Kicked out of the G-20’s more exclusive cousin G-8 in 2014 for annexing Crimea, Putin is now not the only one defending illiberal views on issues ranging from sexuality to immigration, even winning a vague endorsement from US counterpart Donald Trump.
“The liberal idea has become obsolete. It has come into conflict with the interests of the overwhelming majority of the population,” Putin told the Financial Times in an interview ahead of the summit.
He criticised Germany for welcoming immigrants, saying multiculturalism was letting immigrants “kill, plunder, rape” without punishment – and was understanding to Trump’s idea of building a wall on the Mexican border.
On Saturday, he repeated that western liberal policies on sexuality and gender identity were being forced on people, often children, and that parents who opposed this were “often jailed.” “Overreach” by proponents of liberalism is what caused protests in Europe and Trump’s surprise election, Putin said.
Putin’s views, undiplomatically expressed in a language usually reserved for his domestic working class constituency rather than global leaders, touched a few nerves in Osaka and beyond.
“What I find really obsolete are authoritarianism, personality cults, the rule of oligarchs, even if sometimes they may seem effective,” EU President Donald Tusk said.

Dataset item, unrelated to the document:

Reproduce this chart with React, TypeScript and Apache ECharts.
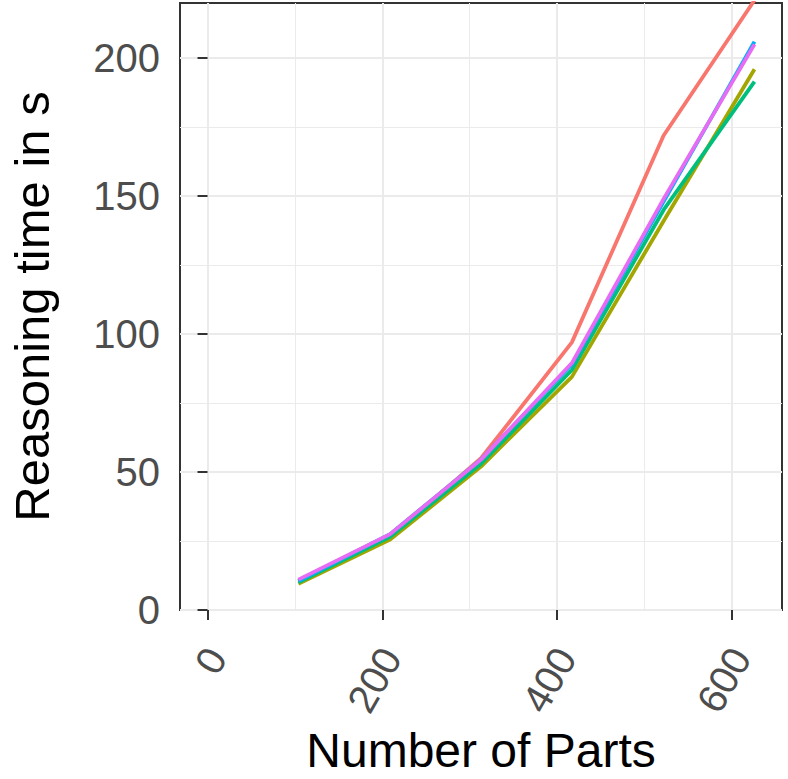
import React, { useEffect, useRef } from "react";
import * as echarts from "echarts";

const parts = [104, 209, 313, 417, 522, 626];
const seriesNames = ["A", "B", "C", "D", "E"];
const seriesColors = ["#F8766D", "#A3A500", "#00BF7D", "#00B0F6", "#E76BF3"];
const redValues = [10.5, 26.5, 55, 97, 172, 221];
const oliveValues = [9.5, 25.5, 52, 84.5, 141, 196];
const greenValues = [10, 26.5, 53, 87, 145, 191.5];
const blueValues = [10.5, 27.5, 54.5, 89, 148, 206];
const pinkValues = [11, 27.5, 54.5, 89.5, 149, 205];
const xTicks = [0, 200, 400, 600];
const yTicks = [0, 50, 100, 150, 200];

export default function App() {
  const ref = useRef<HTMLDivElement>(null);
  useEffect(() => {
    if (!ref.current) return;
    const chart = echarts.init(ref.current, undefined, { renderer: "svg" });
    const all = [redValues, oliveValues, greenValues, blueValues, pinkValues];
    const font = "'Liberation Sans', Arial, sans-serif";
    chart.setOption({
      animation: false,
      backgroundColor: "#ffffff",
      grid: {
        left: 180,
        top: 3,
        width: 602,
        height: 607,
        show: true,
        borderColor: "#333333",
        borderWidth: 2,
        backgroundColor: "transparent",
        containLabel: false,
        outerBoundsMode: "none",
      },
      xAxis: {
        type: "value",
        min: -31.5,
        max: 657.5,
        splitNumber: 4,
        name: "Number of Parts",
        nameLocation: "middle",
        nameGap: 114,
        nameTextStyle: { color: "#000000", fontSize: 48, lineHeight: 46, fontFamily: font },
        axisLine: { show: false },
        axisTick: {
          show: true,
          length: 10,
          customValues: xTicks,
          lineStyle: { color: "#333333", width: 2 },
        },
        axisLabel: {
          customValues: xTicks,
          rotate: 60,
          margin: 36,
          verticalAlign: "top",
          lineHeight: 20,
          color: "#4D4D4D",
          fontSize: 40,
          fontFamily: font,
          formatter: (v: number) => (xTicks.includes(v) ? String(v) : ""),
        },
        splitLine: { show: true, lineStyle: { color: "#EBEBEB", width: 2 } },
        minorTick: { show: false, splitNumber: 2 },
        minorSplitLine: { show: true, lineStyle: { color: "#EBEBEB", width: 1 } },
      },
      yAxis: {
        type: "value",
        min: 0,
        max: 220,
        splitNumber: 4,
        name: "Reasoning time in s",
        nameLocation: "middle",
        nameRotate: 90,
        nameGap: 124,
        nameTextStyle: { color: "#000000", fontSize: 49, fontFamily: font },
        axisLine: { show: false },
        axisTick: {
          show: true,
          length: 10,
          customValues: yTicks,
          lineStyle: { color: "#333333", width: 2 },
        },
        axisLabel: {
          customValues: yTicks,
          margin: 20,
          color: "#4D4D4D",
          fontSize: 40,
          fontFamily: font,
          formatter: (v: number) => (yTicks.includes(v) ? String(v) : ""),
        },
        splitLine: { show: true, lineStyle: { color: "#EBEBEB", width: 2 } },
        minorTick: { show: false, splitNumber: 2 },
        minorSplitLine: { show: true, lineStyle: { color: "#EBEBEB", width: 1 } },
      },
      series: all.map((vals, i) => ({
        name: seriesNames[i],
        type: "line",
        data: parts.map((p, j) => [p, vals[j]]),
        showSymbol: false,
        symbol: "none",
        clip: true,
        lineStyle: { color: seriesColors[i], width: 3.8 },
        itemStyle: { color: seriesColors[i] },
        z: 2 + i,
      })),
    });
    return () => chart.dispose();
  }, []);
  return <div ref={ref} style={{ width: 788, height: 779, position: "absolute", left: 0, top: 0 }} />;
}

Elton John accused Putin of hypocrisy: while the Russian leader denied violating rights of LGBT community, John’s recent film Rocketman was heavily censored in the country to cut out all scenes of gay intimacy.
French President Emmanuel Macron also countered, saying: “I am convinced that, in a world full of uncertainty, liberal democracies still have a lot to offer.” But Trump, asked if he agreed with Putin, said the Russian leader “sees what’s going on”, before adding that US cities San Francisco and Los Angeles are “sad” because they are run by an “extraordinary group of liberal people.”
A political veteran first elected president in 2000, Putin had initially adhered to liberal ideas, but his advisers from those days are some of his biggest critics now.
Since then, he has punished opposition, silenced media and sided with most Russians in criticising the liberal economic policies of predecessor Boris Yeltsin. Criticism followed by sanctions from the West was met with increasingly anti-Western policies, while lobbying of the Russian Orthodox Church has increased in recent years, resulting in conservative laws.
Opposition politicians point out that pro-Kremlin figures or media figures who uphold Putin’s conservative, anti-Western rhetoric often have mansions in Europe, while their children attend Western schools, suggesting that the traditionalist and patriotic fervour is just an act.
But Putin’s public lashing of western liberalism could be a bid to unite right-wing or conservative forces that oppose liberal values, analyst Vladimir Frolov said. “It’s a bid for a crusade against liberalism,” he told Dozhd television channel. “In the West, they have gotten used to Vladimir Putin in his new role as leader of the right, and this gives him confidence and some independence.”